Foster care is meant to be a temporary haven for children who are separated from their birth families because of neglect or abuse, or who are otherwise in crisis. The reality, however, is that many children are fostered until they are of legal age. Those of us who don't know much about foster care, mostly due to a lack of personal experience with the system, think that the placement of an at-risk child in a safe temporary home pretty much describes what foster care agencies do. Their scope is actually much larger.
Some foster agencies design programs to educate or counsel the birth parents with the aim of reuniting the child with his or her family. Some also provide foster youth who are turning 18, and thus "aged-out" of the system, with the practical tools and social skills necessary for their transition to successful adulthood. Most agencies are continually fund-raising, and scramble to apply for grants and other monies available to them. All agencies train and certify foster parents, inspect foster homes, complete background checks, and coordinate every aspect of the foster experience for children and parents.
Most of what I have learned about the world of foster care has been by way of my oldest daughter, who works for a private foster care agency, Walden Family Services, at their corporate office in San Diego. She has the kind of job where she wears many hats in one day, as do many employees of nonprofit agencies. Founded in 1976, Walden serves seven California counties, including Kern, by providing "safe homes, compassionate caregivers, and loving environments to children." Their mission includes children with special needs, such as those with autism, cerebral palsy, developmental delays, or physical disabilities. And there are always more children than families.
My daughter believes Foster Care Month is a good way to showcase the good that "professional parents" do. Too often, she says, we focus on the ones who abuse the system or even the kids in their homes. The abusive or crazy foster parent is a dramatic stock character, like the gay uncle or the unabomber neighbor or the wisecracking waitress. The government system of foster care is widely viewed as inefficient and inept at best, secretive and corrupt at worst. And there are egregious examples, here and all over the United States, of children who have been harmed or killed while in foster care.
But the everyday foster experience is less sensational. My daughter notes "the families who allow their homes to be remodeled to take in a non-ambulatory placement, the ones who rearrange their own family's bedrooms to take in siblings, or the ones who open their homes for a placement in the middle of the night since some counties don't have an emergency shelter." She has seen firsthand the stories of sacrifice and heroism.
One very busy couple I know, who have been foster parents for 28 years, were kind enough to share their thoughts on fostering. They have formally adopted seven of the countless foster children -- they really did stop counting years ago -- whom they welcomed into their home and came to love. They say they have been blessed to see families reunited under better, healthier conditions, and to have taken part in "breaking the cycle": one of their former foster daughters, upon becoming a wife and mother, said that "everything she learned about mothering came from watching her foster mother." It is sometimes painful for them when well-meaning but thoughtless people tell them they couldn't be foster parents because "they couldn't let the children go, that they would love them too much, with the implication being that we don't love them enough . . . love hurts sometimes. The goal is reunification."

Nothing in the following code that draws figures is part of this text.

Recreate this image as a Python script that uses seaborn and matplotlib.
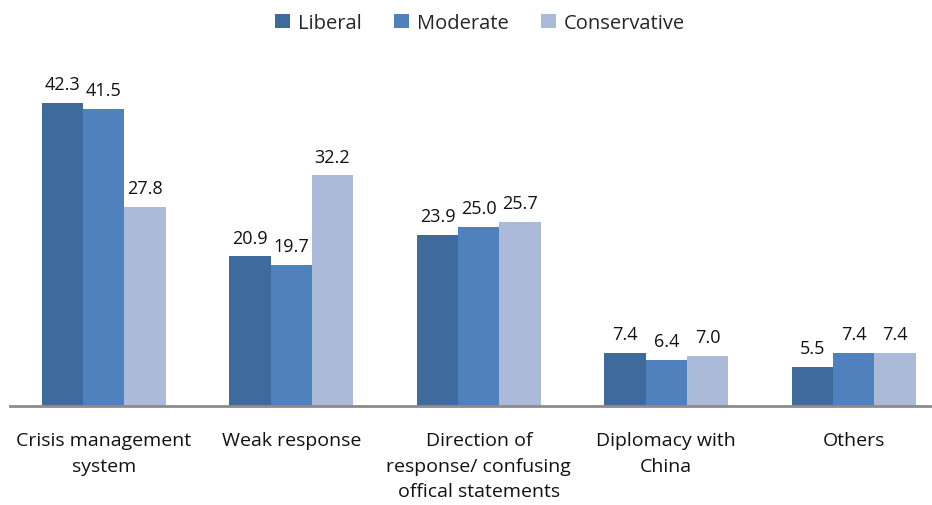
import pandas as pd
import matplotlib
matplotlib.use("Agg")
import matplotlib.pyplot as plt
import seaborn as sns

# Data
categories = ["Crisis management\nsystem", "Weak response",
              "Direction of\nresponse/ confusing\noffical statements",
              "Diplomacy with\nChina", "Others"]
liberal = [42.3, 20.9, 23.9, 7.4, 5.5]
moderate = [41.5, 19.7, 25.0, 6.4, 7.4]
conservative = [27.8, 32.2, 25.7, 7.0, 7.4]
groups = ["Liberal", "Moderate", "Conservative"]
colors = ["#3F6A9C", "#4F81BD", "#AABAD8"]

df = pd.DataFrame({
    "category": categories * 3,
    "value": liberal + moderate + conservative,
    "group": [g for g in groups for _ in categories],
})

sns.set_style("white")
plt.rcParams["font.family"] = ["Open Sans", "DejaVu Sans"]

fig = plt.figure(figsize=(9.32, 5.06), dpi=100)
ax = fig.add_axes([10 / 932, 99 / 506, 937.5 / 932, 358 / 506])

sns.barplot(data=df, x="category", y="value", hue="group", order=categories,
            hue_order=groups, palette=colors, saturation=1, width=0.66,
            linewidth=0, ax=ax, legend=True)

for c in ax.containers:
    ax.bar_label(c, fmt="%.1f", padding=7, fontsize=13, color="#111111")

ax.set_xlim(-0.5, 4.5)
ax.set_ylim(0, 50)
ax.set_xlabel("")
ax.set_ylabel("")
ax.set_yticks([])
ax.tick_params(axis="x", length=0, pad=18, labelsize=14, labelcolor="#111111")
for lbl in ax.get_xticklabels():
    lbl.set_linespacing(1.55)
for s in ["top", "right", "left"]:
    ax.spines[s].set_visible(False)
ax.spines["bottom"].set_color("#8C8C8C")
ax.spines["bottom"].set_linewidth(2)

ax.legend(loc="upper center", bbox_to_anchor=(470 / 937.5, 1 + 53 / 358),
          ncol=3, frameon=False, fontsize=14.5, handlelength=0.75,
          handleheight=0.75, handletextpad=0.4, columnspacing=1.6)

fig.savefig("out.png", dpi=100)
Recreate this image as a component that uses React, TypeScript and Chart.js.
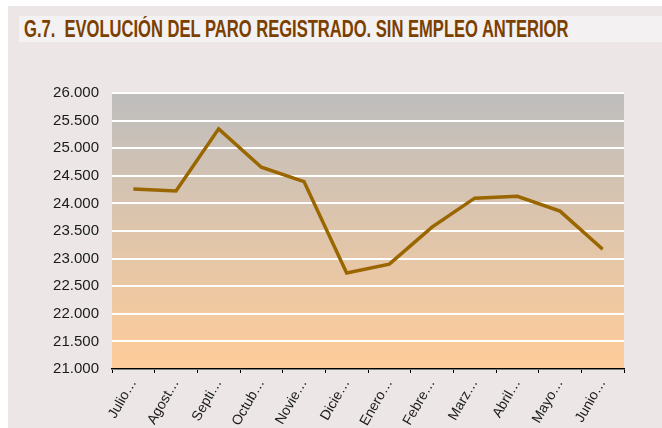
import React, { useEffect, useRef } from "react";
import { Chart, registerables } from "chart.js";

Chart.register(...registerables);

const categories = ["Julio…", "Agost…", "Septi…", "Octub…", "Novie…", "Dicie…", "Enero…", "Febre…", "Marz…", "Abril…", "Mayo…", "Junio…"];
const paroValues = [24260, 24225, 25350, 24655, 24395, 22740, 22900, 23570, 24095, 24130, 23860, 23170];
const yMin = 21000;
const yMax = 26000;
const yStep = 500;

const fmt = (v: number) => String(Math.round(v)).replace(/\B(?=(\d{3})+(?!\d))/g, ".");

const bgPlugin = {
  id: "bgGradient",
  beforeDraw(chart: any) {
    const { ctx, chartArea } = chart;
    if (!chartArea) return;
    const g = ctx.createLinearGradient(0, chartArea.top, 0, chartArea.bottom);
    g.addColorStop(0, "#BEBEBE");
    g.addColorStop(1, "#FFCC99");
    ctx.save();
    ctx.fillStyle = g;
    ctx.fillRect(chartArea.left, chartArea.top, chartArea.right - chartArea.left, chartArea.bottom - chartArea.top);
    ctx.restore();
  },
};

export default function App() {
  const ref = useRef<HTMLCanvasElement | null>(null);
  useEffect(() => {
    if (!ref.current) return;
    Chart.defaults.font.family = "'Liberation Sans', Arial, sans-serif";
    const chart = new Chart(ref.current, {
      type: "line",
      data: {
        labels: categories,
        datasets: [
          {
            data: paroValues,
            borderColor: "#996600",
            borderWidth: 3.5,
            pointRadius: 0,
            tension: 0,
            fill: false,
          },
        ],
      },
      options: {
        animation: false,
        responsive: false,
        devicePixelRatio: 1,
        layout: { padding: { top: 87, right: 38, left: 0, bottom: 0 } },
        plugins: { legend: { display: false }, tooltip: { enabled: false }, title: { display: false } },
        scales: {
          x: {
            offset: true,
            grid: { drawOnChartArea: false, drawTicks: true, tickLength: 4, color: "#000", offset: true, lineWidth: 1 },
            border: { display: true, color: "#000", width: 1.5 },
            ticks: { color: "#1a1a1a", font: { size: 14 }, minRotation: 60, maxRotation: 60, autoSkip: false, padding: 3 },
            afterFit: (s: any) => { s.height = 59; },
          },
          y: {
            min: yMin,
            max: yMax,
            grid: { color: "#FFFFFF", lineWidth: 2, drawTicks: false },
            border: { display: false },
            ticks: { stepSize: yStep, color: "#1a1a1a", font: { size: 15 }, padding: 13, callback: (v: any) => fmt(Number(v)) },
            afterFit: (s: any) => { s.width = 104; },
          },
        },
      },
      plugins: [bgPlugin],
    });
    return () => chart.destroy();
  }, []);

  return (
    <div style={{ position: "absolute", left: 8, top: 6, width: 654, height: 422, background: "#ECE6E6" }}>
      <div
        style={{
          position: "absolute",
          left: 11,
          top: 10,
          right: 0,
          height: 26,
          background: "#F3F1F1",
          overflow: "hidden",
        }}
      >
        <span
          style={{
            position: "absolute",
            left: 5,
            top: 0,
            color: "#7B3F00",
            fontFamily: "'Liberation Sans', Arial, sans-serif",
            fontWeight: "bold",
            fontSize: 24,
            lineHeight: "26px",
            whiteSpace: "nowrap",
            transform: "scaleX(0.69)",
            transformOrigin: "0 0",
          }}
        >
          G.7.&nbsp; EVOLUCIÓN DEL PARO REGISTRADO. SIN EMPLEO ANTERIOR
        </span>
      </div>
      <canvas ref={ref} width={654} height={422} style={{ position: "absolute", left: 0, top: 0 }} />
    </div>
  );
}
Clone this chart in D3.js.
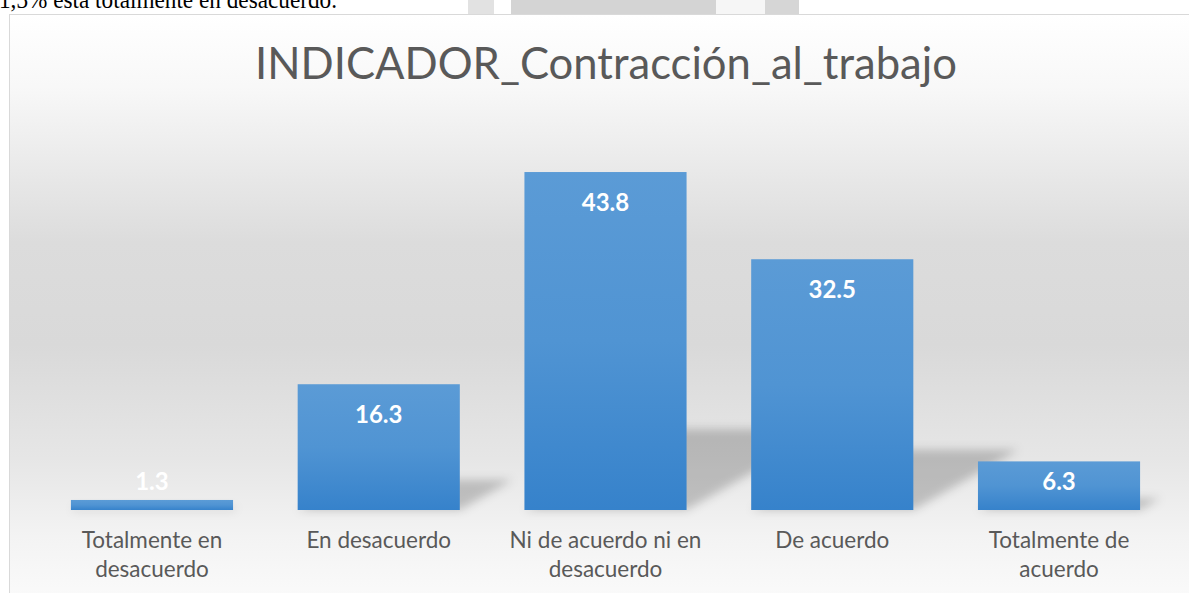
<!DOCTYPE html>
<html>
<head>
<meta charset="utf-8">
<script src="https://cdn.jsdelivr.net/npm/d3@7"></script>
<style>
html,body{margin:0;padding:0;background:#fff;overflow:hidden;}
svg{display:block;}
</style>
</head>
<body>
<svg id="chart" width="1189" height="593"></svg>
<script>
const title = "INDICADOR_Contracción_al_trabajo";
const categories = ["Totalmente en desacuerdo", "En desacuerdo", "Ni de acuerdo ni en desacuerdo", "De acuerdo", "Totalmente de acuerdo"];
const values = [1.3, 16.3, 43.8, 32.5, 6.3];
const pageText = "1,3% está totalmente en desacuerdo.";

const W = 1189, H = 593;
const svg = d3.select("#chart");
const defs = svg.append("defs");

// background gradient of chart area
const bg = defs.append("linearGradient").attr("id","bg").attr("x1",0).attr("y1",0).attr("x2",0).attr("y2",1);
[[0,"#ffffff"],[0.12,"#f8f8f8"],[0.38,"#dcdcdc"],[0.55,"#d9d9d9"],[0.74,"#e6e6e6"],[0.87,"#f3f3f3"],[1,"#fcfcfc"]]
  .forEach(([o,c])=>bg.append("stop").attr("offset",o).attr("stop-color",c));

const barG = defs.append("linearGradient").attr("id","barG").attr("x1",0).attr("y1",0).attr("x2",0).attr("y2",1);
[[0,"#5b9bd6"],[0.5,"#5094d3"],[1,"#3682cb"]].forEach(([o,c])=>barG.append("stop").attr("offset",o).attr("stop-color",c));

const blur = defs.append("filter").attr("id","blur").attr("x","-50%").attr("y","-50%").attr("width","200%").attr("height","200%");
blur.append("feGaussianBlur").attr("stdDeviation",5);

// page strip above chart (document text + watermark bits)
const strip = svg.append("g");
[[468,494,"#e2e2e2"],[511,716,"#d4d4d4"],[765,799,"#d6d6d6"]].forEach(([a,b,c])=>{
  strip.append("rect").attr("x",a).attr("y",0).attr("width",b-a).attr("height",14).attr("fill",c);
});
strip.append("rect").attr("x",716).attr("y",0).attr("width",49).attr("height",14).attr("fill","#f6f6f6");
strip.append("text").attr("x",-1).attr("y",8)
  .attr("font-family","'Liberation Serif','Times New Roman',serif").attr("font-size",26).attr("fill","#000")
  .attr("textLength",338).attr("lengthAdjust","spacingAndGlyphs")
  .text(pageText);

// chart area
const cx0 = 9, cy0 = 14, cw = 1194, ch = 600;
svg.append("rect").attr("x",cx0+0.5).attr("y",cy0+0.5).attr("width",cw).attr("height",ch)
  .attr("fill","url(#bg)").attr("stroke","#d9d9d9").attr("stroke-width",1);

// title
const tt = svg.append("text").attr("x",606).attr("y",79).attr("text-anchor","middle")
  .attr("font-family","Lato, 'Open Sans', sans-serif").attr("font-size",40).attr("fill","#595959")
  .text(title);
const tw = tt.node().getComputedTextLength();
tt.attr("font-size", 40*702/tw);

// scales
const x = d3.scaleBand().domain(categories).range([38.6, 1172.4]).paddingInner(0.285).paddingOuter(0.1425);
const y = d3.scaleLinear().domain([0, 50]).range([510, 124.2]);

// shadows
const sh = svg.append("g").attr("filter","url(#blur)");
categories.forEach((c,i)=>{
  const x0 = x(c), x1 = x(c)+x.bandwidth();
  const base = y(0);
  const h = (y(0)-y(values[i]))*0.24;
  const dx = 1.75*h;
  sh.append("path")
    .attr("d", `M${x0},${base} L${x1},${base} L${x1+dx},${base-h} L${x0+dx},${base-h} Z`)
    .attr("fill","#000").attr("fill-opacity",0.2);
});

// bars
svg.append("g").selectAll("rect").data(values).join("rect")
  .attr("x",(d,i)=>x(categories[i]))
  .attr("y",d=>y(d))
  .attr("width",x.bandwidth())
  .attr("height",d=>y(0)-y(d))
  .attr("fill","url(#barG)");

// data labels
svg.append("g").selectAll("text").data(values).join("text")
  .attr("x",(d,i)=>x(categories[i])+x.bandwidth()/2)
  .attr("y",d=>Math.min(y(d)+39, y(0)-20))
  .attr("text-anchor","middle")
  .attr("font-family","Lato, 'Open Sans', sans-serif").attr("font-weight","bold")
  .attr("font-size",24).attr("fill","#ffffff")
  .text(d=>d3.format(".1f")(d));

// category axis labels with wrapping
const axisG = svg.append("g").attr("transform",`translate(0,${y(0)})`)
  .call(d3.axisBottom(x).tickSize(0).tickPadding(0));
axisG.select(".domain").remove();
axisG.selectAll(".tick text")
  .attr("font-family","Lato, 'Open Sans', sans-serif").attr("font-size",22.5).attr("fill","#595959")
  .attr("y",38).attr("dy",0)
  .each(function(d){
    const t = d3.select(this);
    const words = d.split(" ");
    t.text(null);
    let line = [], lineNo = 0;
    let ts = t.append("tspan").attr("x",0).attr("y",38);
    for (const w of words){
      line.push(w);
      ts.text(line.join(" "));
      if (ts.node().getComputedTextLength() > 208 && line.length>1){
        line.pop(); ts.text(line.join(" "));
        line=[w]; lineNo++;
        ts = t.append("tspan").attr("x",0).attr("y",38+lineNo*29).text(w);
      }
    }
  });
</script>
</body>
</html>
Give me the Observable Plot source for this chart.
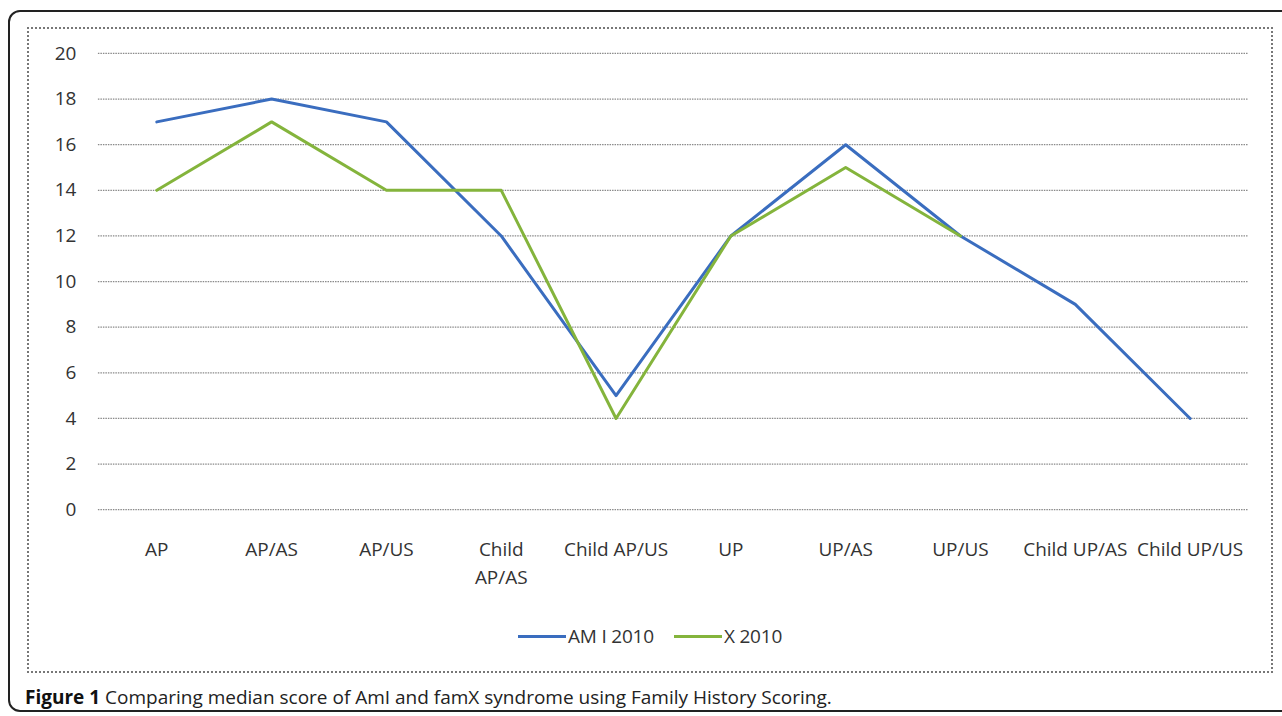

Foster parents are paid for their work, of course, but
it is hardly easy money. The people who foster from the heart seem to me to
be spectacularly underpaid for the difficult, exacting work they do. They
are more often unsung heroes, good people who quietly go about the task of
living what it means to be family. "You are not fostering because you want
your emotional, spiritual, or especially, financial needs to be met,"
advises my friend. "You are fostering to meet the needs of the children."
While we are not all called to be foster parents -- I
don't see me out there doing anything nearly as worthwhile -- we can all
celebrate the essential work of fostering. Just as important, there are
other ways we can pitch in and help the foster care agencies, both public
and private, in our midst. Walden, for example, maintains a wish list of
items they would like to have donated, as well as opportunities to mentor
children and youth, or to volunteer your talents wherever they may fit. You
know the proverbial village that it takes to raise a child? National Foster
Care Month reminds us that we are, in fact, that very village.